Que el mundo se está tornando muy contaminante es algo reconocido.
Por ahora no sería por los efectos del cambio climático.
Pero sí por un complejo de fenómenos, que si se los considera
en forma aislada -por ejemplo, sólo en la perspectiva de la crisis
financiera global con sus ya manifiestos efectos en la economía
real- no permiten captar en su plenitud las nuevas realidades que ahora
comienzan a ser evidentes.
Quizás sea Fareed Zakaria (en su libro The Post-American
World, Norton, New York-London 2008) uno de los analistas que mejor
ha definido el cuadro actual. Plantea lo que denomina el ascenso
del resto -que visualiza como resultante del crecimiento económico
de países como China, India, Brasil, Rusia, Sudáfrica, Kenia
y muchos, muchos más- como el tercer desplazamiento
tectónico del poder en quinientos años. Los otros dos fueron
el surgimiento del mundo Occidental en el siglo XV y el de los Estados
Unidos como potencia global en el pasado siglo.
El fenómeno de la diseminación del poder mundial no debería
sorprender. Hechos cargados de futuro lo han venido anticipando desde
hace años. Un punto de inflexión lejano se encuentra en
el poder que países en desarrollo productores de petróleo
comenzaron a ejercer en 1973. Lo que sí podría ser preocupante
es que, en sus diagnósticos e intentos de encontrar respuestas,
los países del viejo orden mundial -que incluye a los
Estados Unidos y a los restantes del G.7-, no demuestren que estén
asimilando la profundidad que ya han alcanzado los cambios en la distribución
global del poder.
Es lo que plantea Philip Stephens en uno de sus lúcidos análisis
(Financial Times del 23 de octubre), cuando al referirse al curso de colisión
entre la globalización y los nuevos reflejos nacionalistas, se
pregunta sobre si las naciones ricas están preparadas para aceptar
que sus posiciones privilegiadas estén siendo cuestionadas: están
todas ellas por un orden global más inclusivo; en la medida que
la adición de nuevos miembros al club no diluya en forma alguna
su propia autoridad.
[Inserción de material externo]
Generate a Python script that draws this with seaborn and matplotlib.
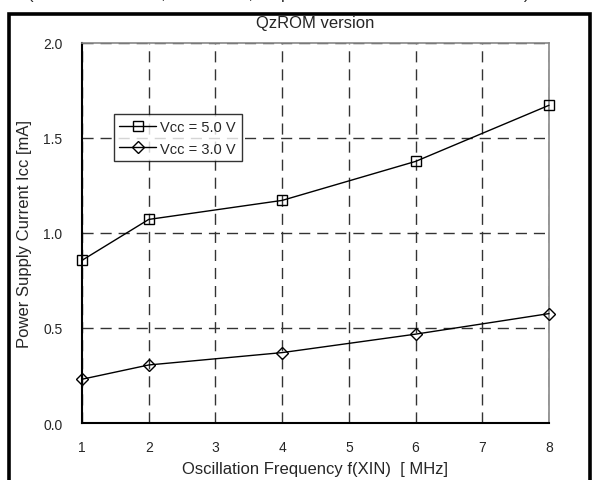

Es un desafío que tendrá la Cumbre
convocada para el mes de noviembre con el fin de ampliar el club. Pero
ella se realiza en un momento poco oportuno, dado el próximo cambio
presidencial en los Estados Unidos y la notoria pérdida de liderazgo
de George Bush.
Estamos entonces frente a una crisis sistémica mundial que recrea
la tensión histórica entre orden y anarquía en las
relaciones internacionales. Se manifiesta en la dificultad de encontrar
en el ámbito de instituciones provenientes de un orden que colapsa,
respuestas eficaces a problemas que se confrontan a escala global. Y el
verdadero peligro es que ello se refleje -como ha ocurrido en el pasado-en
el surgimiento de crisis sistémicas en el interior de países
que han sido y son aún, protagonistas relevantes en el escenario
internacional. En cierta forma lo alerta Dominique Moisi (Financial Times
del 5 de octubre), cuando apunta a lo que podría ocurrir si en
algunos países los ciudadanos no sólo pierdan confianza
en los mercados, pero también en la capacidad de encontrar respuestas
en el marco de sus respectivos sistemas democráticos. Podría
ser un peligro más tangible en el caso de algunos países
europeos. Si así fuere, los pronósticos sombríos
de Nouriel Roubini, podrían ser pálidos en relación
a lo que habría que confrontar en el futuro.
Ya está claro que nuestra región no saldrá indemne
de los cambios profundos que se están manifestando a escala global.
Ellos pueden dar lugar a reflejos condicionados de sálvese
quien pueda. O, por el contrario, pueden incentivar respuestas colectivas
creativas que permitan capitalizar oportunidades y reforzar la vocación
de trabajo conjunto. Es quizás éste el desafío que
tiene por delante un Mercosur sediento de renovación. Implica reconocer
que su concepción y su arquitectura fundacional proveniente de
un orden mundial en extinción, deben ser rejuvenecidas.